Abstract

Agricultural buildings, especially those used for intensive livestock production, are significant sources of aerial pollutants. This paper explores some of the computational modelling methods available to predict near field concentrations of a pollutant emitted from a building opening. The modelling approaches used here are restricted in application to effectively weightless particles, such as a low concentration pollutant gas. The flow patterns were predicted using computational fluid dynamics (CFD) and linked to this computed flow field were two dispersion models, a Eulerian diffusion model and a Lagrangian particle tracking technique, both used to predict ensemble mean gas concentration. Explicit account has been taken here of variations in mean wind direction, using a new technique based on the weighted summation of individual wind direction results according to the probability density function of the wind direction. The atmospheric boundary layer is characterised by variations in wind direction that do not occur in simulated wind tunnel flows and are not generally reproduced in current computational methods. For comparison, the results of the modelling approach are compared with mean concentrations of ammonia gas released as a tracer from an isolated low rise building. The results of this comparison indicate that at a distance of more than three building heights downstream the predictions from both models are satisfactory but that in the near wake the diffusion model is less successful.
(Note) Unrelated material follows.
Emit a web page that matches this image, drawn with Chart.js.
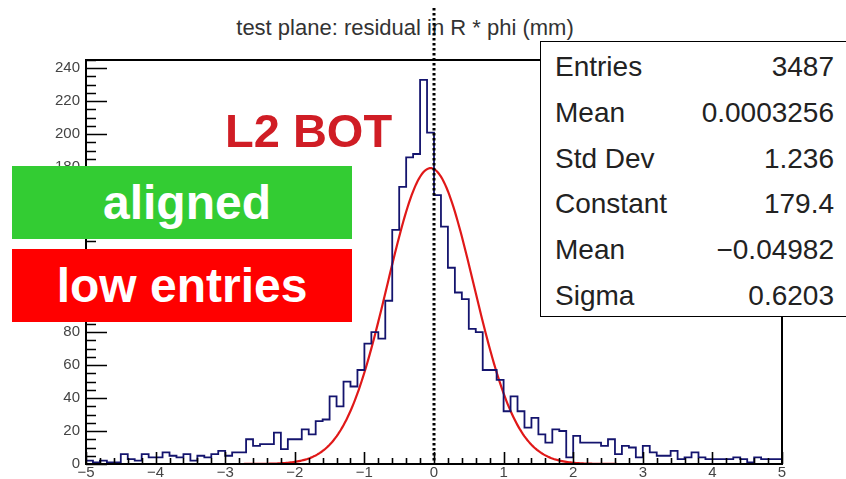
<!DOCTYPE html>
<html>
<head>
<meta charset="utf-8">
<script src="https://cdn.jsdelivr.net/npm/chart.js@4.4.1/dist/chart.umd.min.js"></script>
<style>
  html, body { margin: 0; padding: 0; background: #fff; }
  #wrap { position: relative; width: 846px; height: 479px; overflow: hidden; font-family: "Liberation Sans", Arial, sans-serif; }
  #title { position: absolute; left: 0; width: 810px; top: 17px; line-height: 22px; text-align: center; font-size: 22px; color: #333; z-index: 0; }
  #plot { position: absolute; left: 0; top: 0; z-index: 1; }
  .tag { position: absolute; z-index: 2; font-weight: bold; font-size: 47px; line-height: 47px; }
  #det { left: 225px; top: 107px; color: #d01d25; }
  .badge { left: 12px; width: 340px; height: 73px; color: #fff; display: flex; align-items: center; justify-content: center; box-sizing: border-box; font-size: 48px; }
  #ok { top: 166px; background: #33cc33; padding-left: 10px; }
  #warn { top: 249px; background: #ff0000; }
  #stats { position: absolute; z-index: 2; left: 540px; top: 41px; width: 330px; height: 276px; background: #fff; border: 1.5px solid #000; box-sizing: border-box; padding-top: 2px; }
  #stats .row { height: 45.8px; line-height: 45.8px; font-size: 28px; color: #222; }
  #stats .k { position: absolute; left: 14px; }
  #stats .v { position: absolute; left: 0; width: 293px; text-align: right; }
</style>
</head>
<body>
<div id="wrap">
  <div id="title"></div>
  <canvas id="plot" width="846" height="479"></canvas>
  <div class="tag" id="det"></div>
  <div class="tag badge" id="ok"></div>
  <div class="tag badge" id="warn"></div>
  <div id="stats"></div>
</div>
<script>
// residual histogram, 100 bins between -5 and 5 mm
const binCounts = [
  0, 2, 1, 2, 1, 1, 6, 3, 2, 6,
  4, 4, 7, 5, 4, 6, 2, 5, 4, 6,
  8, 5, 7, 7, 15, 11, 12, 12, 19, 9,
  15, 15, 21, 18, 26, 27, 41, 35, 50, 47,
  57, 73, 80, 76, 99, 142, 168, 186, 188, 233,
  201, 163, 144, 119, 104, 100, 82, 80, 57, 57,
  51, 32, 41, 32, 22, 28, 18, 13, 21, 20,
  4, 17, 13, 13, 13, 11, 15, 6, 11, 10,
  4, 11, 7, 5, 5, 8, 3, 4, 7, 4,
  3, 3, 3, 3, 4, 3, 1, 4, 3, 3
];
const xRange = [-5, 5];
const yRange = [0, 245];
const xTicks = [-5, -4, -3, -2, -1, 0, 1, 2, 3, 4, 5];
const yTicks = [0, 20, 40, 60, 80, 100, 120, 140, 160, 180, 200, 220, 240];

// gaussian fit result
const fitConstant = 179.4;
const fitMean = -0.04982;
const fitSigma = 0.6203;

const statsLabels = ['Entries', 'Mean', 'Std Dev', 'Constant', 'Mean', 'Sigma'];
const statsValues = ['3487', '0.0003256', '1.236', '179.4', '\u22120.04982', '0.6203'];

const titleText = 'test plane: residual in R * phi (mm)';
const detectorLabel = 'L2 BOT';
const statusLabels = ['aligned', 'low entries'];

document.getElementById('title').textContent = titleText;
document.getElementById('det').textContent = detectorLabel;
document.getElementById('ok').textContent = statusLabels[0];
document.getElementById('warn').textContent = statusLabels[1];
document.getElementById('stats').innerHTML = statsLabels
  .map((k, i) => `<div class="row"><span class="k">${k}</span><span class="v">${statsValues[i]}</span></div>`)
  .join('');

const binWidth = (xRange[1] - xRange[0]) / binCounts.length;
const histPoints = binCounts.map((v, i) => ({ x: xRange[0] + i * binWidth, y: v }));
histPoints.push({ x: xRange[1], y: binCounts[binCounts.length - 1] });

const fitPoints = [];
for (let i = 0; i <= 500; i++) {
  const x = xRange[0] + i * (xRange[1] - xRange[0]) / 500;
  fitPoints.push({ x, y: fitConstant * Math.exp(-0.5 * Math.pow((x - fitMean) / fitSigma, 2)) });
}

const minus = (v) => (v < 0 ? '\u2212' + Math.abs(v) : String(v));

// frame, inward ticks and the dotted line at zero
const framePlugin = {
  id: 'frame',
  afterDatasetsDraw(chart) {
    const { ctx, chartArea: a, scales } = chart;
    const xs = scales.x, ys = scales.y;
    ctx.save();
    ctx.strokeStyle = '#000';
    ctx.lineWidth = 2;
    ctx.strokeRect(a.left, a.top, a.right - a.left, a.bottom - a.top);

    ctx.lineWidth = 1.6;
    ctx.beginPath();
    for (let k = 0; k <= 50; k++) {
      const v = xRange[0] + k * 0.2;
      const px = Math.round(xs.getPixelForValue(v)) + 0.5;
      const len = k % 5 === 0 ? 12 : 6;
      ctx.moveTo(px, a.bottom);
      ctx.lineTo(px, a.bottom - len);
    }
    for (let v = yRange[0]; v <= yRange[1]; v += 5) {
      const py = Math.round(ys.getPixelForValue(v)) + 0.5;
      const len = v % 20 === 0 ? 21 : 10;
      ctx.moveTo(a.left, py);
      ctx.lineTo(a.left + len, py);
    }
    ctx.stroke();

    const zx = Math.round(xs.getPixelForValue(0));
    ctx.lineWidth = 3;
    ctx.setLineDash([2.5, 2.5]);
    ctx.beginPath();
    ctx.moveTo(zx, 8);
    ctx.lineTo(zx, a.bottom);
    ctx.stroke();
    ctx.restore();
  }
};

const tickFont = { family: '"Liberation Sans", Arial, sans-serif', size: 15 };

new Chart(document.getElementById('plot'), {
  type: 'line',
  data: {
    datasets: [
      {
        data: histPoints,
        stepped: 'after',
        borderColor: '#14146e',
        borderWidth: 1.8,
        pointRadius: 0,
        fill: false,
      },
      {
        data: fitPoints,
        borderColor: '#e01818',
        borderWidth: 2.2,
        pointRadius: 0,
        tension: 0,
        fill: false,
      },
    ],
  },
  options: {
    responsive: false,
    animation: false,
    devicePixelRatio: 1,
    layout: { padding: { top: 60, right: 64, left: 0, bottom: 0 } },
    plugins: { legend: { display: false }, tooltip: { enabled: false } },
    scales: {
      x: {
        type: 'linear',
        min: xRange[0],
        max: xRange[1],
        afterBuildTicks: (s) => { s.ticks = xTicks.map((v) => ({ value: v })); },
        afterFit: (s) => { s.height = 14; },
        grid: { display: false, drawTicks: false },
        border: { display: false },
        ticks: { font: tickFont, color: '#444', padding: 0, maxRotation: 0, autoSkip: false, callback: minus },
      },
      y: {
        min: yRange[0],
        max: yRange[1],
        afterBuildTicks: (s) => { s.ticks = yTicks.map((v) => ({ value: v })); },
        afterFit: (s) => { s.width = 86; },
        grid: { display: false, drawTicks: false },
        border: { display: false },
        ticks: { font: tickFont, color: '#444', padding: 6, autoSkip: false },
      },
    },
  },
  plugins: [framePlugin],
});
</script>
</body>
</html>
The weighted solutions, taking account of wind direction, give significantly improved predictions over unweighted results. Lack of plume spread is identified as the main cause of inaccuracies in predictions and this is linked to inadequate resolution of flow features and mixing in the CFD model. The use of modelling based on CFD and existing dispersion models is clearly limited and further work on non-steady state simulations of wake flows for dispersion studies is required.